How Proper Software Makes Fund Tracking Manageable
Managing restricted and unrestricted funds does not have to be overwhelming, but it does require the right tools. Software designed for fund accounting provides:
- Built-in fund structure that enforces separation between restricted and unrestricted money
- Automatic fund balancing that ensures every transaction is properly assigned to a fund
- Fund-level reporting that shows income, expenses, and balance for each fund at a glance
- Inter-fund transfer tracking that creates a clear audit trail when money moves between funds
- Restricted fund alerts that help prevent overspending or misuse
When your software handles the structural complexity, you can focus on the decisions, not the data entry.
Bringing It All Together
Understanding restricted and unrestricted funds is not just an accounting exercise. It is about stewardship, accountability, and trust. When donors give to your church or nonprofit, they are entrusting you with their resources. Honoring the intentions behind those gifts is a fundamental responsibility of nonprofit financial management.

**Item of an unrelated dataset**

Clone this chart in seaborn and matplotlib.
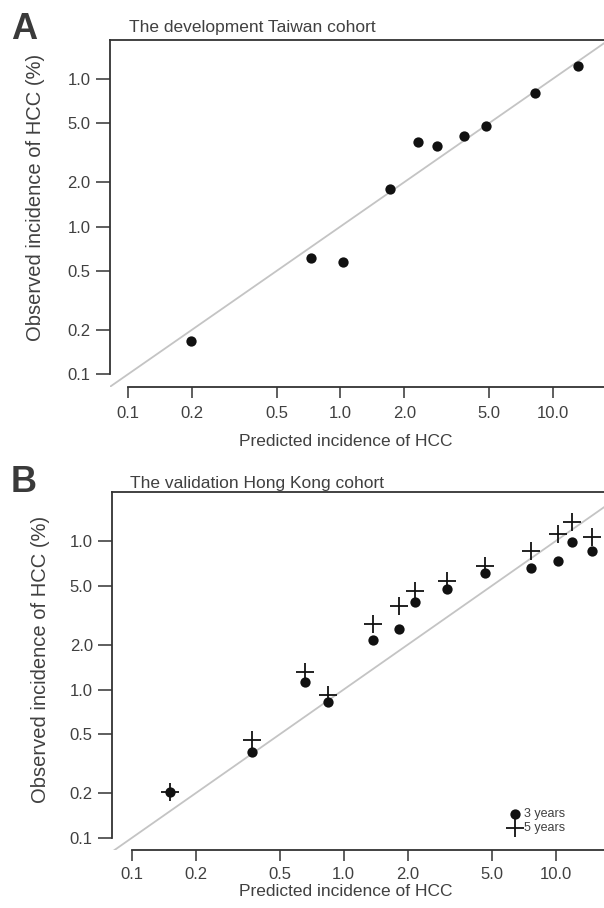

The key principles are straightforward:
- Unrestricted funds can be used for any purpose that supports your mission
- Restricted funds must be used only for the purpose the donor specified
- Restrictions must be honored -- there are no exceptions
- Proper tracking requires proper tools -- fund accounting software, not spreadsheets
When you get this right, you build the kind of financial integrity that earns donor confidence, satisfies auditors, and lets your board lead with full knowledge of where the organization stands.